NORTH YARMOUTH — The town agreed in June to rehire a former deputy chief of the fire and rescue department and pay $14,000 to resolve a legal dispute that arose after he was fired from his job in 2014.

But Bill Young has since resigned his position, about a month after signing a settlement agreement with the town, Town Manager Rosemary Roy said Thursday.

Roy said Young returned to work in late April, but resigned in July. She did not provide details about his resignation, but said it was at “his own choosing” and there was no conflict with the town.

“We were rather a bit surprised,” Roy said.

Young could not immediately be reached for comment Thursday. He works as a paramedic for the Old Orchard Beach Fire Department.

According to terms of a settlement released this week by the town at the request of the Portland Press Herald, Young rejoined the town as director of community paramedicine at a pay rate of $13.25 an hour. The town also paid Young a total of $4,000 and his attorneys $10,000 in two separate payments. Documents in his personnel file would be expunged within one year if there were no further issues, according to the settlement. Payments to Young’s attorneys were covered by the town’s insurance, and Young’s portion was paid with town contingency funds, Roy said.

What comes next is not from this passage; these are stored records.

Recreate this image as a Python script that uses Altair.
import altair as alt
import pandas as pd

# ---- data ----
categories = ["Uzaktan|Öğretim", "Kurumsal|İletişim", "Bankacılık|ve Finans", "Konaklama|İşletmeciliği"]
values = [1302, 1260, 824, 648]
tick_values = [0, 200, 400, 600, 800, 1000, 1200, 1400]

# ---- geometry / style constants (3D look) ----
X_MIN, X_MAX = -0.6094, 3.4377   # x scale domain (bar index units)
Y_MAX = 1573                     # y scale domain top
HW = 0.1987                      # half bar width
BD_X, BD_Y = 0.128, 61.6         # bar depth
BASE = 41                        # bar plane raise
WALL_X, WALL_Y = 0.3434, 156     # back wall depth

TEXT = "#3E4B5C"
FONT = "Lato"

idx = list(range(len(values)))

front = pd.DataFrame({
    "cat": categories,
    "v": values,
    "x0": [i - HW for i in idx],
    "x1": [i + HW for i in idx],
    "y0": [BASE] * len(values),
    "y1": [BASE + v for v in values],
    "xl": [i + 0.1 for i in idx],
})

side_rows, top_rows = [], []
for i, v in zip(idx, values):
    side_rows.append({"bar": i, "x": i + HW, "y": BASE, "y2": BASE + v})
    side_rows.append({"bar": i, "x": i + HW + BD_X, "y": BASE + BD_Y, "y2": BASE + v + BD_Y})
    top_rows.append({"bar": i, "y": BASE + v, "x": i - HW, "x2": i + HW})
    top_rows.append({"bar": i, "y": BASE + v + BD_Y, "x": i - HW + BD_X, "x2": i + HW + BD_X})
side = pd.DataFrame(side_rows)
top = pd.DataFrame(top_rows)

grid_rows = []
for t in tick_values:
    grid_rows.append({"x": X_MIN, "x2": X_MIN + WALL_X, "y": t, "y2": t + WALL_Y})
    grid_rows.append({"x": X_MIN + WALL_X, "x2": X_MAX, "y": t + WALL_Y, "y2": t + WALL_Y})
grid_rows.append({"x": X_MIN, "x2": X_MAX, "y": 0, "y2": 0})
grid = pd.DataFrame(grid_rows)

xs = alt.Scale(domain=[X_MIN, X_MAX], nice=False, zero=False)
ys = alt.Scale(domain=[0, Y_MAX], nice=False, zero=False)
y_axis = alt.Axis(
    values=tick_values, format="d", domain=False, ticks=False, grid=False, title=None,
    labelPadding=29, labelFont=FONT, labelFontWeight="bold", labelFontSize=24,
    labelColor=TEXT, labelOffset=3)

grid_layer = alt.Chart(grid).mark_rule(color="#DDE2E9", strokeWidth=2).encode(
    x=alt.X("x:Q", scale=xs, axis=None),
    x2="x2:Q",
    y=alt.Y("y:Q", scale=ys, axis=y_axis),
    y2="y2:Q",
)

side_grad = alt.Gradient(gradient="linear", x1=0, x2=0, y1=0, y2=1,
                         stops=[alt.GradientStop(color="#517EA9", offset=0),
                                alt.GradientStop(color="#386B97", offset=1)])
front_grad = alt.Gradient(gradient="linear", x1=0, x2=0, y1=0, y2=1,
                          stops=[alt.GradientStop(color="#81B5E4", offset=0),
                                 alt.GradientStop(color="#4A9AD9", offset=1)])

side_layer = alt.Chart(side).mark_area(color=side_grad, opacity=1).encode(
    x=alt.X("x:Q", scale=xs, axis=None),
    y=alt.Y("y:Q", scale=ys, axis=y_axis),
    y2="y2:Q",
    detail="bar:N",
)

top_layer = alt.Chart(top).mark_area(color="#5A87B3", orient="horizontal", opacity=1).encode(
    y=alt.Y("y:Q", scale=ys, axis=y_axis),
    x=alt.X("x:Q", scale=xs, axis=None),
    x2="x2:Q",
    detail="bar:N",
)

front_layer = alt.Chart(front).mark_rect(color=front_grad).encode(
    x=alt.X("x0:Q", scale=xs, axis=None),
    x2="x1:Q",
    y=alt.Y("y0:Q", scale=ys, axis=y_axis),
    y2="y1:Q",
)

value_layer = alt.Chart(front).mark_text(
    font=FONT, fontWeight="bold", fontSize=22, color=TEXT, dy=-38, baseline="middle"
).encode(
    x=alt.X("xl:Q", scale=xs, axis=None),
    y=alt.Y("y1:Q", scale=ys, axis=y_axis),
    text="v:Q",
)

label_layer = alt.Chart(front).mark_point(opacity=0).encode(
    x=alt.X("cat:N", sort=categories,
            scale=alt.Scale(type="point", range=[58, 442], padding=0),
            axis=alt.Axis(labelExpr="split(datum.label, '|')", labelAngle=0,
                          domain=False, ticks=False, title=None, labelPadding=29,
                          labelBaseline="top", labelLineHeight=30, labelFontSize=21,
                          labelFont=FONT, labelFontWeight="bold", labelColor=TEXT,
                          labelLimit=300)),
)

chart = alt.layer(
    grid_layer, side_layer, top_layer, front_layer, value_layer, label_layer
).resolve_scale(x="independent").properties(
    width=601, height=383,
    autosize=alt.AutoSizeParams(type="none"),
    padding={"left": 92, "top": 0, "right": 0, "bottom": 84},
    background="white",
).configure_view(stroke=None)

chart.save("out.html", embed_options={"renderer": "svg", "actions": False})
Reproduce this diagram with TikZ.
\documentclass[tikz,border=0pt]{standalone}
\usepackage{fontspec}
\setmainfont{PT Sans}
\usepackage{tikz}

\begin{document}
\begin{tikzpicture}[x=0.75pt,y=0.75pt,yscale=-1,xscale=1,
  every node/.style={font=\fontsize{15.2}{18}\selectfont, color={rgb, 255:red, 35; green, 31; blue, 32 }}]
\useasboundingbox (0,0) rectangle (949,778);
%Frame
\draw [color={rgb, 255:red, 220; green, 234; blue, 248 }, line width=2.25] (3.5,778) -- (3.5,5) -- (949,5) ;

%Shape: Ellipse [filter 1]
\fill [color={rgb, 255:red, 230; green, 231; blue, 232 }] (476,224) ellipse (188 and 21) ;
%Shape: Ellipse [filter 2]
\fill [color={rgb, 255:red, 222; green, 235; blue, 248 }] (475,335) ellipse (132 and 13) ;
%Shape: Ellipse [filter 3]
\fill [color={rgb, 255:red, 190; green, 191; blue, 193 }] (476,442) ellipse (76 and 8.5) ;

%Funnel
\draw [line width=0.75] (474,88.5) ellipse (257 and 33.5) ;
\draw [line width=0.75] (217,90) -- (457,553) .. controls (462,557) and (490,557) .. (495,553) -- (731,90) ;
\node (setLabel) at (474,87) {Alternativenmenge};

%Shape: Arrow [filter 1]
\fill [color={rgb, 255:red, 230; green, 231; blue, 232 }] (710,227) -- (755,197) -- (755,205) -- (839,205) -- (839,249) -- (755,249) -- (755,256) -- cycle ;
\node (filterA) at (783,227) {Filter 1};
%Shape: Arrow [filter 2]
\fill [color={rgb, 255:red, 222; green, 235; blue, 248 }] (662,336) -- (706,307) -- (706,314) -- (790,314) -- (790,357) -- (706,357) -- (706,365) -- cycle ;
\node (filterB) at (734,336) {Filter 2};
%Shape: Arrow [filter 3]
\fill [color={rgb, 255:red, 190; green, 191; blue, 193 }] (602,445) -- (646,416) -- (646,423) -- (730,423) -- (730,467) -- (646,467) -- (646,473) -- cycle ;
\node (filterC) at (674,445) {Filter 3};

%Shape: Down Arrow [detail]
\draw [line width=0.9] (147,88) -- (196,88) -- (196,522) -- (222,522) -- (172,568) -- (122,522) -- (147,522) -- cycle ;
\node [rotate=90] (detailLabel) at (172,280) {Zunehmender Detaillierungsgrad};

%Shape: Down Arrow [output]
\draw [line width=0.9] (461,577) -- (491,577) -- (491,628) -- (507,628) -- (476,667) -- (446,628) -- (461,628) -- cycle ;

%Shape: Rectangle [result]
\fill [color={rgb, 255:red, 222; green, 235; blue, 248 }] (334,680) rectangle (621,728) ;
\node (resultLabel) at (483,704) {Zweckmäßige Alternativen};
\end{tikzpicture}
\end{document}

In exchange, Young agreed not to pursue legal action against the town.

“The Town of North Yarmouth and William Young have agreed to resolve their legal disputes and differences to avoid prolonged and expensive litigation,” the parties said in a joint statement included in the settlement.

“Both parties agree that it is in their best interests and more importantly in the best interests of the citizens of the town to put an end to the litigation and work together to provide the best possible emergency medical services to the people of North Yarmouth and surrounding communities.”

Young was fired in 2014 after a meeting with Roy and other officials about a letter Young wrote to Steve Palmer, chairman of the Board of Selectmen at the time. In the letter, Young complained about a temporary halt to the longstanding practice of allowing fire-rescue department volunteers to wash their personal vehicles at the fire station.

Young was later reinstated and put on administrative leave, but filed a notice of intent to sue in April and sought $400,000 in damages. In his filing, Young said he was fired for refusing to sign a written warning about circumventing the chain of command. Roy said in April that Young was terminated because he was being verbally abusive and disrespectful.

Since the incident, employees are again allowed to wash their cars at the fire department and the town has a written policy for the practice, Roy said.